## Begin INFORMATION SUPPLIED

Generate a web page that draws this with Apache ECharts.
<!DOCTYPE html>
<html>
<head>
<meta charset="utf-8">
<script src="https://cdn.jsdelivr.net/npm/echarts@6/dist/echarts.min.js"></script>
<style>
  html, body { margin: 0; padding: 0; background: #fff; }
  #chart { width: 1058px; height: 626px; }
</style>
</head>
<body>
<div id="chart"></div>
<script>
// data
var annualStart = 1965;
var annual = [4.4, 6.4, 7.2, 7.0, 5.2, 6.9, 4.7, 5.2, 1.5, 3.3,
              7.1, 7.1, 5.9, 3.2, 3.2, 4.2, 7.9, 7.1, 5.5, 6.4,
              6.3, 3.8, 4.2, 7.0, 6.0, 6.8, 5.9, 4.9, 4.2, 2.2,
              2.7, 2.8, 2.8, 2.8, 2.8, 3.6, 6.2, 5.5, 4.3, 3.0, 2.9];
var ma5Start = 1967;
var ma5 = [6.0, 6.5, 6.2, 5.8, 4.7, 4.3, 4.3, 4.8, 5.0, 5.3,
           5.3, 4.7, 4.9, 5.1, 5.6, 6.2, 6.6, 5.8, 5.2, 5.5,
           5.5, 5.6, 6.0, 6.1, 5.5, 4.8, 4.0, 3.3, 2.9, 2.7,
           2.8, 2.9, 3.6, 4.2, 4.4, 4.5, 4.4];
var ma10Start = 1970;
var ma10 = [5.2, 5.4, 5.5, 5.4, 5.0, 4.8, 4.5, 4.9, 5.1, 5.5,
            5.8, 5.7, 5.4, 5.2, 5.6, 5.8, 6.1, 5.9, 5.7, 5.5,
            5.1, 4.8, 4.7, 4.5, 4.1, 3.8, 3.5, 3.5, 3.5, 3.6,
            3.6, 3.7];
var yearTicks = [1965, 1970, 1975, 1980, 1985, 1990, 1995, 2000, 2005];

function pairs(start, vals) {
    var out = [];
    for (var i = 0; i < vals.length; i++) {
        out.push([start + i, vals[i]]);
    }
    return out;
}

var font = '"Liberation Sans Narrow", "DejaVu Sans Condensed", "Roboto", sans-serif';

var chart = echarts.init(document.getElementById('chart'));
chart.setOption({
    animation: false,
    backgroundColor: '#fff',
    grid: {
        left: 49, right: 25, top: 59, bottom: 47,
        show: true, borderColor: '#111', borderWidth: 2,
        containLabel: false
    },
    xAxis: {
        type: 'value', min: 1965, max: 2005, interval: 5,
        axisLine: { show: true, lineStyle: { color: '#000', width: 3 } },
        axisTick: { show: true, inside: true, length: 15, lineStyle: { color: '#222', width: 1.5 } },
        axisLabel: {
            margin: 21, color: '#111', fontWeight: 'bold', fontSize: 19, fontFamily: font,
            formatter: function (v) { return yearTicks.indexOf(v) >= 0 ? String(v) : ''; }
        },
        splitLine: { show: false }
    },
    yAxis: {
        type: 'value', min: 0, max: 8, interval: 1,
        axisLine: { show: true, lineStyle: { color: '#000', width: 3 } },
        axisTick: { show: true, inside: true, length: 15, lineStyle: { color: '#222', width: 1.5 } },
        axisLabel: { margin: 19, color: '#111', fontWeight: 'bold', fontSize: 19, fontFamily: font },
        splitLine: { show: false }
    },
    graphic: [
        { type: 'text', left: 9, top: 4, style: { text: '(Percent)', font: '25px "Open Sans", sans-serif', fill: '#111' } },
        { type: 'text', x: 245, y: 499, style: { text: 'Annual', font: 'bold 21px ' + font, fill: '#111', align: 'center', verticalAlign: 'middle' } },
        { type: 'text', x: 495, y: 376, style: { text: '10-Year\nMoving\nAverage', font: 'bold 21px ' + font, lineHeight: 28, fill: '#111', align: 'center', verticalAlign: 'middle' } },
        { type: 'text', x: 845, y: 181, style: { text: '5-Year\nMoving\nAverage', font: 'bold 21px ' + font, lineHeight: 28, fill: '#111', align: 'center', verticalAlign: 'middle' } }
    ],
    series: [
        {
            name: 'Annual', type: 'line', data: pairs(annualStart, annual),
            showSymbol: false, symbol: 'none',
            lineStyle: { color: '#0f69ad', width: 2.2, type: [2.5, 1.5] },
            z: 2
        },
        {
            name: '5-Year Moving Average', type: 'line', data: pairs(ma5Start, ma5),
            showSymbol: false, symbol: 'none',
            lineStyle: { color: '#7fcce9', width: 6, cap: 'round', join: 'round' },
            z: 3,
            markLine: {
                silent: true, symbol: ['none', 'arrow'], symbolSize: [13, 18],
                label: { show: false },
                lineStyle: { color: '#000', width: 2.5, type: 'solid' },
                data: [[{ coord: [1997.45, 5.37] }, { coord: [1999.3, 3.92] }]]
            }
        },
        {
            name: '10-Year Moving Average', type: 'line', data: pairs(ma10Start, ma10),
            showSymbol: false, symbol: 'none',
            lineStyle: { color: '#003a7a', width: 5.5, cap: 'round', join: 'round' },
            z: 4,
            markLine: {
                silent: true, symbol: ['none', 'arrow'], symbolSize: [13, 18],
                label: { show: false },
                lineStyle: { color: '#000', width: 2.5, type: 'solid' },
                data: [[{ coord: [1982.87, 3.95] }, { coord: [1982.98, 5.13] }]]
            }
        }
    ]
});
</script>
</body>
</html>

## End INFORMATION SUPPLIED

| AIM |
Write the data out again in full and exactly.

| RIGHT ANSWER |
Generate a web page that draws this with Apache ECharts.
<!DOCTYPE html>
<html>
<head>
<meta charset="utf-8">
<script src="https://cdn.jsdelivr.net/npm/echarts@6/dist/echarts.min.js"></script>
<style>
  html, body { margin: 0; padding: 0; background: #fff; }
  #chart { width: 1058px; height: 626px; }
</style>
</head>
<body>
<div id="chart"></div>
<script>
// data
var annualStart = 1965;
var annual = [4.4, 6.4, 7.2, 7.0, 5.2, 6.9, 4.7, 5.2, 1.5, 3.3,
              7.1, 7.1, 5.9, 3.2, 3.2, 4.2, 7.9, 7.1, 5.5, 6.4,
              6.3, 3.8, 4.2, 7.0, 6.0, 6.8, 5.9, 4.9, 4.2, 2.2,
              2.7, 2.8, 2.8, 2.8, 2.8, 3.6, 6.2, 5.5, 4.3, 3.0, 2.9];
var ma5Start = 1967;
var ma5 = [6.0, 6.5, 6.2, 5.8, 4.7, 4.3, 4.3, 4.8, 5.0, 5.3,
           5.3, 4.7, 4.9, 5.1, 5.6, 6.2, 6.6, 5.8, 5.2, 5.5,
           5.5, 5.6, 6.0, 6.1, 5.5, 4.8, 4.0, 3.3, 2.9, 2.7,
           2.8, 2.9, 3.6, 4.2, 4.4, 4.5, 4.4];
var ma10Start = 1970;
var ma10 = [5.2, 5.4, 5.5, 5.4, 5.0, 4.8, 4.5, 4.9, 5.1, 5.5,
            5.8, 5.7, 5.4, 5.2, 5.6, 5.8, 6.1, 5.9, 5.7, 5.5,
            5.1, 4.8, 4.7, 4.5, 4.1, 3.8, 3.5, 3.5, 3.5, 3.6,
            3.6, 3.7];
var yearTicks = [1965, 1970, 1975, 1980, 1985, 1990, 1995, 2000, 2005];

function pairs(start, vals) {
    var out = [];
    for (var i = 0; i < vals.length; i++) {
        out.push([start + i, vals[i]]);
    }
    return out;
}

var font = '"Liberation Sans Narrow", "DejaVu Sans Condensed", "Roboto", sans-serif';

var chart = echarts.init(document.getElementById('chart'));
chart.setOption({
    animation: false,
    backgroundColor: '#fff',
    grid: {
        left: 49, right: 25, top: 59, bottom: 47,
        show: true, borderColor: '#111', borderWidth: 2,
        containLabel: false
    },
    xAxis: {
        type: 'value', min: 1965, max: 2005, interval: 5,
        axisLine: { show: true, lineStyle: { color: '#000', width: 3 } },
        axisTick: { show: true, inside: true, length: 15, lineStyle: { color: '#222', width: 1.5 } },
        axisLabel: {
            margin: 21, color: '#111', fontWeight: 'bold', fontSize: 19, fontFamily: font,
            formatter: function (v) { return yearTicks.indexOf(v) >= 0 ? String(v) : ''; }
        },
        splitLine: { show: false }
    },
    yAxis: {
        type: 'value', min: 0, max: 8, interval: 1,
        axisLine: { show: true, lineStyle: { color: '#000', width: 3 } },
        axisTick: { show: true, inside: true, length: 15, lineStyle: { color: '#222', width: 1.5 } },
        axisLabel: { margin: 19, color: '#111', fontWeight: 'bold', fontSize: 19, fontFamily: font },
        splitLine: { show: false }
    },
    graphic: [
        { type: 'text', left: 9, top: 4, style: { text: '(Percent)', font: '25px "Open Sans", sans-serif', fill: '#111' } },
        { type: 'text', x: 245, y: 499, style: { text: 'Annual', font: 'bold 21px ' + font, fill: '#111', align: 'center', verticalAlign: 'middle' } },
        { type: 'text', x: 495, y: 376, style: { text: '10-Year\nMoving\nAverage', font: 'bold 21px ' + font, lineHeight: 28, fill: '#111', align: 'center', verticalAlign: 'middle' } },
        { type: 'text', x: 845, y: 181, style: { text: '5-Year\nMoving\nAverage', font: 'bold 21px ' + font, lineHeight: 28, fill: '#111', align: 'center', verticalAlign: 'middle' } }
    ],
    series: [
        {
            name: 'Annual', type: 'line', data: pairs(annualStart, annual),
            showSymbol: false, symbol: 'none',
            lineStyle: { color: '#0f69ad', width: 2.2, type: [2.5, 1.5] },
            z: 2
        },
        {
            name: '5-Year Moving Average', type: 'line', data: pairs(ma5Start, ma5),
            showSymbol: false, symbol: 'none',
            lineStyle: { color: '#7fcce9', width: 6, cap: 'round', join: 'round' },
            z: 3,
            markLine: {
                silent: true, symbol: ['none', 'arrow'], symbolSize: [13, 18],
                label: { show: false },
                lineStyle: { color: '#000', width: 2.5, type: 'solid' },
                data: [[{ coord: [1997.45, 5.37] }, { coord: [1999.3, 3.92] }]]
            }
        },
        {
            name: '10-Year Moving Average', type: 'line', data: pairs(ma10Start, ma10),
            showSymbol: false, symbol: 'none',
            lineStyle: { color: '#003a7a', width: 5.5, cap: 'round', join: 'round' },
            z: 4,
            markLine: {
                silent: true, symbol: ['none', 'arrow'], symbolSize: [13, 18],
                label: { show: false },
                lineStyle: { color: '#000', width: 2.5, type: 'solid' },
                data: [[{ coord: [1982.87, 3.95] }, { coord: [1982.98, 5.13] }]]
            }
        }
    ]
});
</script>
</body>
</html>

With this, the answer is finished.